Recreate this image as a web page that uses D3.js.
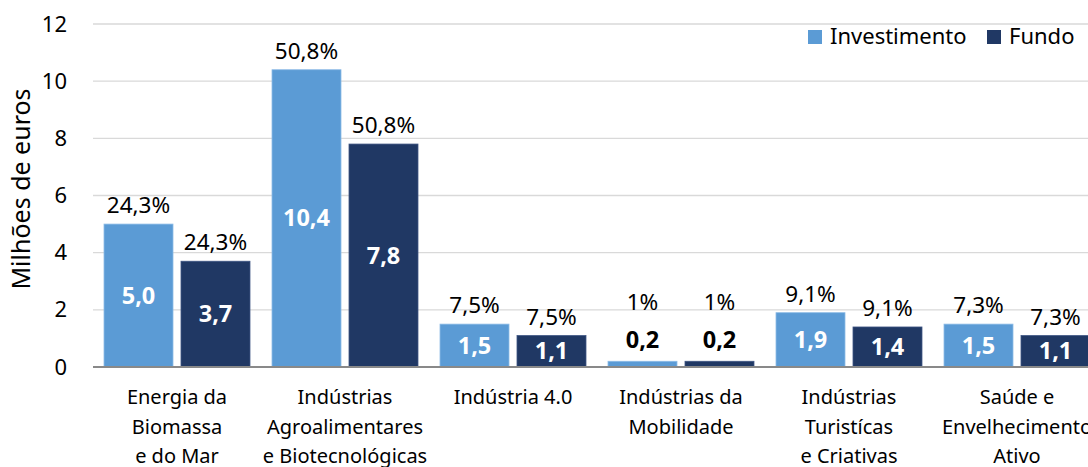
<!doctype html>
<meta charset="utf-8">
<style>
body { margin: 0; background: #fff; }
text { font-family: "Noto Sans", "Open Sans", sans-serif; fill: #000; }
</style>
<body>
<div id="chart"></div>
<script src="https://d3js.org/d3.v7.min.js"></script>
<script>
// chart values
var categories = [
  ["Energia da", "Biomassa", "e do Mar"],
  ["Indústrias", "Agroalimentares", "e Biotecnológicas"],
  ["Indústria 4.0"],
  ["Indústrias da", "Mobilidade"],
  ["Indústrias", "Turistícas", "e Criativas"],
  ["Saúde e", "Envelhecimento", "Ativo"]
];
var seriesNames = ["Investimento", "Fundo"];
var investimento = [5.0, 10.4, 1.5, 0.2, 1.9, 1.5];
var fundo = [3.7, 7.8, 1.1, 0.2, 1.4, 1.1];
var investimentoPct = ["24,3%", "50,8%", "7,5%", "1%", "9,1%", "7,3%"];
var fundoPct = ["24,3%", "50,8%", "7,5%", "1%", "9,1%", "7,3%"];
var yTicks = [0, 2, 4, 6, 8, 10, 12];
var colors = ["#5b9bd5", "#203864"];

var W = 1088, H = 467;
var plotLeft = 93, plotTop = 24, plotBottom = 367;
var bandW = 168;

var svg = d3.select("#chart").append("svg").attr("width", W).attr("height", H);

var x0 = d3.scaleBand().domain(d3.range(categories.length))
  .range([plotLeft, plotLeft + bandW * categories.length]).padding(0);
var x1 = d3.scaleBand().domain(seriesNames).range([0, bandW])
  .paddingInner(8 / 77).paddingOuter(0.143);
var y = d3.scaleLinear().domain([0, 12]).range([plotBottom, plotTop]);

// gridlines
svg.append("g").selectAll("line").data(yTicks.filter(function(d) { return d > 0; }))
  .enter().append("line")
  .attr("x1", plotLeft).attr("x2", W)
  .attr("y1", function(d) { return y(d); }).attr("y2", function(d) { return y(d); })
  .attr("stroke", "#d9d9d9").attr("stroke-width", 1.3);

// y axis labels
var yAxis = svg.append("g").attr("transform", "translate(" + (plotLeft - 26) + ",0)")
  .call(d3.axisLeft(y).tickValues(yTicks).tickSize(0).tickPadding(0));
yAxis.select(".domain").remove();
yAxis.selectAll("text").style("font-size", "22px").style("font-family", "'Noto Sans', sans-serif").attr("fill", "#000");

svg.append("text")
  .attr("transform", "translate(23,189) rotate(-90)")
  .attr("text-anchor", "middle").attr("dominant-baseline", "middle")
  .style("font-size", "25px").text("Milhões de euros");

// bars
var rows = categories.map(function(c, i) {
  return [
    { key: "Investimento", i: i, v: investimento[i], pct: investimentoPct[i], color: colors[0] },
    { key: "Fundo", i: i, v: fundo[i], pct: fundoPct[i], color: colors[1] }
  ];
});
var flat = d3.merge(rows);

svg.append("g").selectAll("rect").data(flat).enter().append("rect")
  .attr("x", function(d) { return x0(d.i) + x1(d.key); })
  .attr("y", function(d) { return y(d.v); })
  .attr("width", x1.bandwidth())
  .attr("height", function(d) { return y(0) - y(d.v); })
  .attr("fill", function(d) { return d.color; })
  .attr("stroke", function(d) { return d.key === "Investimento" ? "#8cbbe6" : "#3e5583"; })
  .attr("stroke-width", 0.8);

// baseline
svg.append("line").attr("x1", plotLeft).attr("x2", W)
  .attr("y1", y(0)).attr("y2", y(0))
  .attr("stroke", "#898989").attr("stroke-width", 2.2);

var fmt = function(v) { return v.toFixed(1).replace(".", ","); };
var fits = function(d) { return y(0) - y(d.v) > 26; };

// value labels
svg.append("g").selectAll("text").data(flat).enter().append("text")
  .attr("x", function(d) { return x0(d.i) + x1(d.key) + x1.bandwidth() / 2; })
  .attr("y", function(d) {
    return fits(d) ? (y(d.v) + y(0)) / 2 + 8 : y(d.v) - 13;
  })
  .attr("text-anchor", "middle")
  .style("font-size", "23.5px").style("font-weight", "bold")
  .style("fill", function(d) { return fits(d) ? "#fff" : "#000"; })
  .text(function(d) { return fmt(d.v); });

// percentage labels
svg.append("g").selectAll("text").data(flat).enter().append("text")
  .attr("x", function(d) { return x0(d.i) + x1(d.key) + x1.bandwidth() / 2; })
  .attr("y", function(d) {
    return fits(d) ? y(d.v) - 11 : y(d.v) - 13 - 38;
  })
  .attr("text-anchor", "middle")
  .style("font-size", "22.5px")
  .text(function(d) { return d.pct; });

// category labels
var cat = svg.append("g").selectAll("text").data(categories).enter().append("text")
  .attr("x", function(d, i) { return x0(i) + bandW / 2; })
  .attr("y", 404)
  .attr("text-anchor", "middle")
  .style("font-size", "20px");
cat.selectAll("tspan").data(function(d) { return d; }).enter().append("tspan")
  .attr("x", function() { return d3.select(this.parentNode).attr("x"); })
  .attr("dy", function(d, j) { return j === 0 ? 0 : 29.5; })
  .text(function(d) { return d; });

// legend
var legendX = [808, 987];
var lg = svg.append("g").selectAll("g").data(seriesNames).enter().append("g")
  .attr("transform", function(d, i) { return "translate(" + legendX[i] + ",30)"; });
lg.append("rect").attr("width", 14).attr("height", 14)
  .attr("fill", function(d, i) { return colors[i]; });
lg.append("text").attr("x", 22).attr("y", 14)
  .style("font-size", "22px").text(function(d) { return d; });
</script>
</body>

· · ·

» THE EXERCISE
Everything from the top line of the data down to and including the line with "d3.scaleLinear().domain([0, 12]).range([plotBottom, plotTop]);" is to be copied, except the pictures.

» SOLUTION TO THIS PROBLEM
Recreate this image as a web page that uses D3.js.
<!doctype html>
<meta charset="utf-8">
<style>
body { margin: 0; background: #fff; }
text { font-family: "Noto Sans", "Open Sans", sans-serif; fill: #000; }
</style>
<body>
<div id="chart"></div>
<script src="https://d3js.org/d3.v7.min.js"></script>
<script>
// chart values
var categories = [
  ["Energia da", "Biomassa", "e do Mar"],
  ["Indústrias", "Agroalimentares", "e Biotecnológicas"],
  ["Indústria 4.0"],
  ["Indústrias da", "Mobilidade"],
  ["Indústrias", "Turistícas", "e Criativas"],
  ["Saúde e", "Envelhecimento", "Ativo"]
];
var seriesNames = ["Investimento", "Fundo"];
var investimento = [5.0, 10.4, 1.5, 0.2, 1.9, 1.5];
var fundo = [3.7, 7.8, 1.1, 0.2, 1.4, 1.1];
var investimentoPct = ["24,3%", "50,8%", "7,5%", "1%", "9,1%", "7,3%"];
var fundoPct = ["24,3%", "50,8%", "7,5%", "1%", "9,1%", "7,3%"];
var yTicks = [0, 2, 4, 6, 8, 10, 12];
var colors = ["#5b9bd5", "#203864"];

var W = 1088, H = 467;
var plotLeft = 93, plotTop = 24, plotBottom = 367;
var bandW = 168;

var svg = d3.select("#chart").append("svg").attr("width", W).attr("height", H);

var x0 = d3.scaleBand().domain(d3.range(categories.length))
  .range([plotLeft, plotLeft + bandW * categories.length]).padding(0);
var x1 = d3.scaleBand().domain(seriesNames).range([0, bandW])
  .paddingInner(8 / 77).paddingOuter(0.143);
var y = d3.scaleLinear().domain([0, 12]).range([plotBottom, plotTop]);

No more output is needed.